The emails are affordable, if a bit pricier than similar levels in services like Mailchimp. You can pay $0.10 per email on an ‘as you go’ basis or $15/mo for unlimited emails to 500 customers. The cost isn’t quite analogous to any other service because of Square’s unique ability to track customer visits and spend, but those are differentiators that will depend on messaging and price is always a strong pull — especially for small businesses.

Square Marketing feels like a solid add on for current customers. It lets them cut down on the number of moving parts they have to keep track of to make their email marketing effective. Instead of hand collected lists, a CRM, an email service and tracking software to attempt to link those emails to return customers hey can just click a link in the insights dashboard of their Square account.

Square says that sellers using the service have seen open and redemption rates that are double the ‘industry average’ and that Square sellers generated almost $1M in sales tied to promo redemptions.

But that’s for existing customers. There is a wide open question of whether these kinds of perks – ready cash, slick analytics tools and cleverly executed email marketing — will lead to new business, not just retention and satisfaction. Both of those are worthy goals, of course, but growth is key.
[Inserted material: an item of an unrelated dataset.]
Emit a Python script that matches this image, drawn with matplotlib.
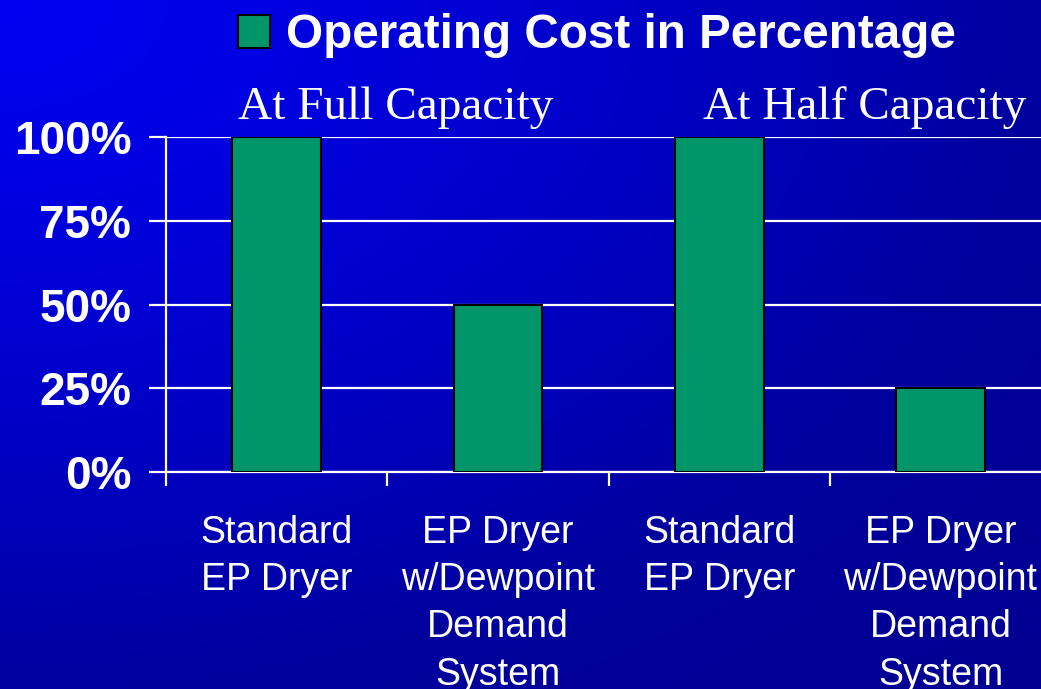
import numpy as np
from matplotlib import pyplot as plt
from matplotlib.patches import Patch
from matplotlib.ticker import FixedLocator, NullFormatter

# data
categories = ["Standard\nEP Dryer", "EP Dryer\nw/Dewpoint\nDemand\nSystem",
              "Standard\nEP Dryer", "EP Dryer\nw/Dewpoint\nDemand\nSystem"]
cost_pct = [100, 50, 100, 25]
group_labels = ["At Full Capacity", "At Half Capacity"]
series_name = "Operating Cost in Percentage"
yticks = [0, 25, 50, 75, 100]

bar_color = "#00966a"

fig = plt.figure(figsize=(10.41, 6.89), dpi=100)

# gradient background (bright blue at top-left, navy towards bottom-right)
bg = fig.add_axes([0, 0, 1, 1], zorder=-10)
h, w = 689, 1041
yy, xx = np.mgrid[0:h, 0:w]
d = np.sqrt((xx / w) ** 2 + (yy / h) ** 2)
b = np.interp(d, [0, 0.25, 0.5, 0.77, 1.0, 1.42], [242, 228, 208, 184, 158, 144]) / 255.0
img = np.zeros((h, w, 3))
img[..., 2] = b
bg.imshow(img, aspect="auto", extent=[0, 1, 0, 1], origin="upper")
bg.axis("off")

ax = fig.add_axes([166 / 1041, 1 - 472 / 689, 4 * 221.3 / 1041, 335 / 689])
ax.patch.set_visible(False)

x = np.arange(len(categories))
ax.bar(x, cost_pct, width=0.4, color=bar_color, edgecolor="black", linewidth=1.5, zorder=3)

ax.set_xlim(-0.5, len(categories) - 0.5)
ax.set_ylim(0, 100)

# y axis
ax.set_yticks(yticks)
ax.set_yticklabels([f"{v}%" for v in yticks], fontsize=33, fontweight="bold",
                   color="white", family="Liberation Sans")
ax.tick_params(axis="y", length=12, width=1.6, color="white", pad=13)
ax.yaxis.grid(True, color="white", linewidth=1.6, zorder=1)

# x axis: ticks at category boundaries, labels at centres
ax.xaxis.set_major_locator(FixedLocator(np.arange(len(categories)) - 0.5))
ax.xaxis.set_major_formatter(NullFormatter())
ax.xaxis.set_minor_locator(FixedLocator(x))
ax.set_xticklabels(categories, minor=True, fontsize=27, color="white",
                   family="Liberation Sans", linespacing=1.4)
ax.tick_params(axis="x", which="major", length=10, width=1.6, color="white")
ax.tick_params(axis="x", which="minor", length=0, pad=31)

for s in ["top", "right"]:
    ax.spines[s].set_visible(False)
for s in ["left", "bottom"]:
    ax.spines[s].set_color("white")
    ax.spines[s].set_linewidth(1.6)

# group captions
ax.text(-0.175, 105.5, group_labels[0], fontsize=34, color="white",
        family="Liberation Serif", va="baseline", ha="left")
ax.text(1.927, 105.5, group_labels[1], fontsize=34, color="white",
        family="Liberation Serif", va="baseline", ha="left")

leg = fig.legend(handles=[Patch(facecolor=bar_color, edgecolor="black", linewidth=1.5,
                                label=series_name)],
                 loc="upper left", bbox_to_anchor=(238 / 1041, 1 - 13 / 689),
                 frameon=False, borderpad=0, borderaxespad=0,
                 handlelength=0.68, handleheight=0.68, handletextpad=0.32,
                 prop={"family": "Liberation Sans", "weight": "bold", "size": 34.3})
for t in leg.get_texts():
    t.set_color("white")

plt.savefig("out.png", dpi=100)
Also, I’d love to see the flow of Square Marketing applied to a native mobile app for Square sellers. The setup and execution of a campaign are so simple already that it makes sense to let those sellers using mobile devices primarily to collect campaigns to do it just as easy as those sitting at their desktops. When a food truck can effectively craft marketing campaigns and track business even when their business is inherently itinerant — and they can do it right from their phones — that’s a tectonic shift in that arena.

The suite of tools Square is building out — like Register and Capital — make a very strong case for adopting its payments platform, which is the end goal. But growth is core to Square’s underlying payments business, which thrives on scale. So whether that resonates with new users will be key.